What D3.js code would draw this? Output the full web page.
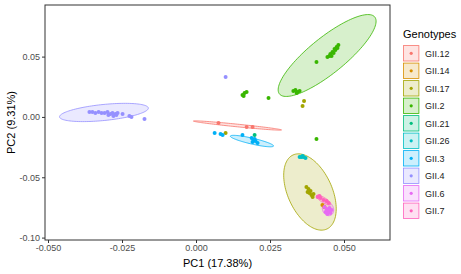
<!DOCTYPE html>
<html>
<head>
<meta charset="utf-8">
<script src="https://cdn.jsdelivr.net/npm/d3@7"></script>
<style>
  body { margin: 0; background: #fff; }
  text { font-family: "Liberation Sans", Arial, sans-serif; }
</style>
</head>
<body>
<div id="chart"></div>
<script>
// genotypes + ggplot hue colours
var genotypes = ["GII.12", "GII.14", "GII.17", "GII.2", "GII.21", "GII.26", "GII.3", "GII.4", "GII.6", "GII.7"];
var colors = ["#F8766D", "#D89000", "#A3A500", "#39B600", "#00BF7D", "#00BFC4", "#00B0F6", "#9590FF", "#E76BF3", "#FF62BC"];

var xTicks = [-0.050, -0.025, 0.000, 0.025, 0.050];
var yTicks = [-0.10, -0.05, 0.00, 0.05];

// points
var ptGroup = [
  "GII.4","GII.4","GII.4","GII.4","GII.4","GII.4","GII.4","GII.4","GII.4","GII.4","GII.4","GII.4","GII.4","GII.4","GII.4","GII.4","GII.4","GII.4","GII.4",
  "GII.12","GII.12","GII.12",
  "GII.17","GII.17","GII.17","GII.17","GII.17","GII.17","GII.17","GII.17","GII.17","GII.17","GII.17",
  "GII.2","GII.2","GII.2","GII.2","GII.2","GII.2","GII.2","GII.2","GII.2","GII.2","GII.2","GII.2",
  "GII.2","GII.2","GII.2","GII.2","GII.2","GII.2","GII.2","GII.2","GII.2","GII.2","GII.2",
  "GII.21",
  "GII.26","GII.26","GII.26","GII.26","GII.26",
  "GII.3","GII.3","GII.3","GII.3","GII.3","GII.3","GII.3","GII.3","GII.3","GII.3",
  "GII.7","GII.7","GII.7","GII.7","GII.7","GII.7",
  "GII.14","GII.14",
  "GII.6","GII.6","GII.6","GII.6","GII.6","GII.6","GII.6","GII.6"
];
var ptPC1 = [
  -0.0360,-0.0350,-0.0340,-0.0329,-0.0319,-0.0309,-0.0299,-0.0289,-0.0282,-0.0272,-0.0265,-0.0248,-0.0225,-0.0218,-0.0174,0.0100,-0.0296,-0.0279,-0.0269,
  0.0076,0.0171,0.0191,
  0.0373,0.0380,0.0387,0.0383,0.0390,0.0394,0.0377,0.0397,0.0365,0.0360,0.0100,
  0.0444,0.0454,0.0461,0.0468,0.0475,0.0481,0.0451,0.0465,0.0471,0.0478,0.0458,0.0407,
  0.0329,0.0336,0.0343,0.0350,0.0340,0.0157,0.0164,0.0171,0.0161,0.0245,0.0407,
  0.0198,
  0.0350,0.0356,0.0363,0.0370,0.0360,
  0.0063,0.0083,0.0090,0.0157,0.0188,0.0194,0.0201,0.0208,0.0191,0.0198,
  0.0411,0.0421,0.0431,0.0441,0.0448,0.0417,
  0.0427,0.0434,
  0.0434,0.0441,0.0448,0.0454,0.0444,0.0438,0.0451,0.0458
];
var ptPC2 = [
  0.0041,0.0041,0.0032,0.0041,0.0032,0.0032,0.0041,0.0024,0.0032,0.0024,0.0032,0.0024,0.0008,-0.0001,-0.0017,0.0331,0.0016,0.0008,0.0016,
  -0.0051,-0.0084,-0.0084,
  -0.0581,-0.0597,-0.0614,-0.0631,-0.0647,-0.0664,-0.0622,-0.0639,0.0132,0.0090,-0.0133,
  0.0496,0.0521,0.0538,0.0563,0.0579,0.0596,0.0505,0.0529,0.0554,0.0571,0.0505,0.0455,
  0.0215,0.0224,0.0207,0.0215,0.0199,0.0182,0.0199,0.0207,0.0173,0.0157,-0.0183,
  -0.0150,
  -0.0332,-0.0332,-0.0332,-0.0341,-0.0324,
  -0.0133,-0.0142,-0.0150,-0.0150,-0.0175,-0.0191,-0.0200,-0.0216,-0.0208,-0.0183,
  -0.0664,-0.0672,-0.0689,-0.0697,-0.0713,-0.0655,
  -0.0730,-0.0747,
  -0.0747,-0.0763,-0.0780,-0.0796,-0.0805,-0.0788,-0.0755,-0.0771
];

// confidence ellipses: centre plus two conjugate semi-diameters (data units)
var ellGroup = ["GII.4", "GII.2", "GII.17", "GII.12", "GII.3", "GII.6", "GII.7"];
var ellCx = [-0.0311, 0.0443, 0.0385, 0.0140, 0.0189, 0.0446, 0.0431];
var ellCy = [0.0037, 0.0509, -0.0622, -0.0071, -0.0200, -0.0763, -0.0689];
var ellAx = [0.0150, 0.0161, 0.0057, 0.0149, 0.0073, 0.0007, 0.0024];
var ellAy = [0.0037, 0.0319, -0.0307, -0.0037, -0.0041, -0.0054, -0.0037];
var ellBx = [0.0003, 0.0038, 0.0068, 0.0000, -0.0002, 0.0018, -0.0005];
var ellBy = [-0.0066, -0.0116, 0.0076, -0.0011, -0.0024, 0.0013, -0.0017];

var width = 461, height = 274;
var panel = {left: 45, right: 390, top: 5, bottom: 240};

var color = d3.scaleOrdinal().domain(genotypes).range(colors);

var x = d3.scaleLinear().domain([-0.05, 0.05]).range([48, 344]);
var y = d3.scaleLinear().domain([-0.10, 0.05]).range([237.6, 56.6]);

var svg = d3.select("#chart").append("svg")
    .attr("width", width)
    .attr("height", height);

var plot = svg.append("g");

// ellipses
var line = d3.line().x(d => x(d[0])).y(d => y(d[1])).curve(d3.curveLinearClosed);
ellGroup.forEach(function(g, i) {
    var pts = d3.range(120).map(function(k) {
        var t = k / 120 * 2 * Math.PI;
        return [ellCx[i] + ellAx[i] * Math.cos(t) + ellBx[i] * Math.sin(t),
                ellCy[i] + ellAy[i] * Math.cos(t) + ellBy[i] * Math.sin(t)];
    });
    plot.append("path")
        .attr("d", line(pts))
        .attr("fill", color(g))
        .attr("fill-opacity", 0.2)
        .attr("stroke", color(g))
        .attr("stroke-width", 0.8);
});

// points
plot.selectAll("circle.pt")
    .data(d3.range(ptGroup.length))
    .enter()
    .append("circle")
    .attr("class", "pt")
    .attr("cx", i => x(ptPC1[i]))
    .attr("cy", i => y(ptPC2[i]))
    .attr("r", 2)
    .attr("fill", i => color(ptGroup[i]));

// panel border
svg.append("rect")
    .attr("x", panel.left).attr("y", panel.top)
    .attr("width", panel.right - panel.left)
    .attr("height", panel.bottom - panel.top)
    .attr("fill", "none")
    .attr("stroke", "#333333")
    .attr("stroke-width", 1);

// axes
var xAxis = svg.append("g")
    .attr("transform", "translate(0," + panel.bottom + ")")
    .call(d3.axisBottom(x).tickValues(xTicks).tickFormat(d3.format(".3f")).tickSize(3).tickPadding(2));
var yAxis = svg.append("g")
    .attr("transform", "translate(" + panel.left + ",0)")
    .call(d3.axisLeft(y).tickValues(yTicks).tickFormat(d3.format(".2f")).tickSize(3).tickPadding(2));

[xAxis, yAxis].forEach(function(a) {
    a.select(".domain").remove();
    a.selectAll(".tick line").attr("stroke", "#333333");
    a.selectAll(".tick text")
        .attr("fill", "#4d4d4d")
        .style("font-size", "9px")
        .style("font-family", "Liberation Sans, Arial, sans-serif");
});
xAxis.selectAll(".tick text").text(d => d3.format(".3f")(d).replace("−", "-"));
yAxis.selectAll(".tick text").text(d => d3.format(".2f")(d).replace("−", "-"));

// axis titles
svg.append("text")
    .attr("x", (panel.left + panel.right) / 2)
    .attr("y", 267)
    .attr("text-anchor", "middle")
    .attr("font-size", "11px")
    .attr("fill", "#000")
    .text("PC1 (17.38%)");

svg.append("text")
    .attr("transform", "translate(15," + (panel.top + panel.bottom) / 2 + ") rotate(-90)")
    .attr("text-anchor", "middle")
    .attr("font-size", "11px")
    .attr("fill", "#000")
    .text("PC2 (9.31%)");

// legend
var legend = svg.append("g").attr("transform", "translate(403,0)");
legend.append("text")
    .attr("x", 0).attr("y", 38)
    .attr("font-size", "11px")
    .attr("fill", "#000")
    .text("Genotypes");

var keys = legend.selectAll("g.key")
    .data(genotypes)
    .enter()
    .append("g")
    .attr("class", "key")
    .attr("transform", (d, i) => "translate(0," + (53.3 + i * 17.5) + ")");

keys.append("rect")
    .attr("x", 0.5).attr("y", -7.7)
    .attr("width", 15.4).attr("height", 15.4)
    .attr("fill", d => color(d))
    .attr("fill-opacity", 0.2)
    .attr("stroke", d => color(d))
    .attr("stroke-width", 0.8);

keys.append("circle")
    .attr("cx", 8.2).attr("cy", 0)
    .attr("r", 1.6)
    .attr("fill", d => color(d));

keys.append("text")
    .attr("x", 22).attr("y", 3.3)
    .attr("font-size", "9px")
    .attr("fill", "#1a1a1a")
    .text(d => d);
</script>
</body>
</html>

- - -

Directions for this task
Transcribe the opening line of the listing above, please, and every line after it through the line with "var yTicks = [-0.10, -0.05, 0.00, 0.05];", word for word, without pictures.

Expected answer
What D3.js code would draw this? Output the full web page.
<!DOCTYPE html>
<html>
<head>
<meta charset="utf-8">
<script src="https://cdn.jsdelivr.net/npm/d3@7"></script>
<style>
  body { margin: 0; background: #fff; }
  text { font-family: "Liberation Sans", Arial, sans-serif; }
</style>
</head>
<body>
<div id="chart"></div>
<script>
// genotypes + ggplot hue colours
var genotypes = ["GII.12", "GII.14", "GII.17", "GII.2", "GII.21", "GII.26", "GII.3", "GII.4", "GII.6", "GII.7"];
var colors = ["#F8766D", "#D89000", "#A3A500", "#39B600", "#00BF7D", "#00BFC4", "#00B0F6", "#9590FF", "#E76BF3", "#FF62BC"];

var xTicks = [-0.050, -0.025, 0.000, 0.025, 0.050];
var yTicks = [-0.10, -0.05, 0.00, 0.05];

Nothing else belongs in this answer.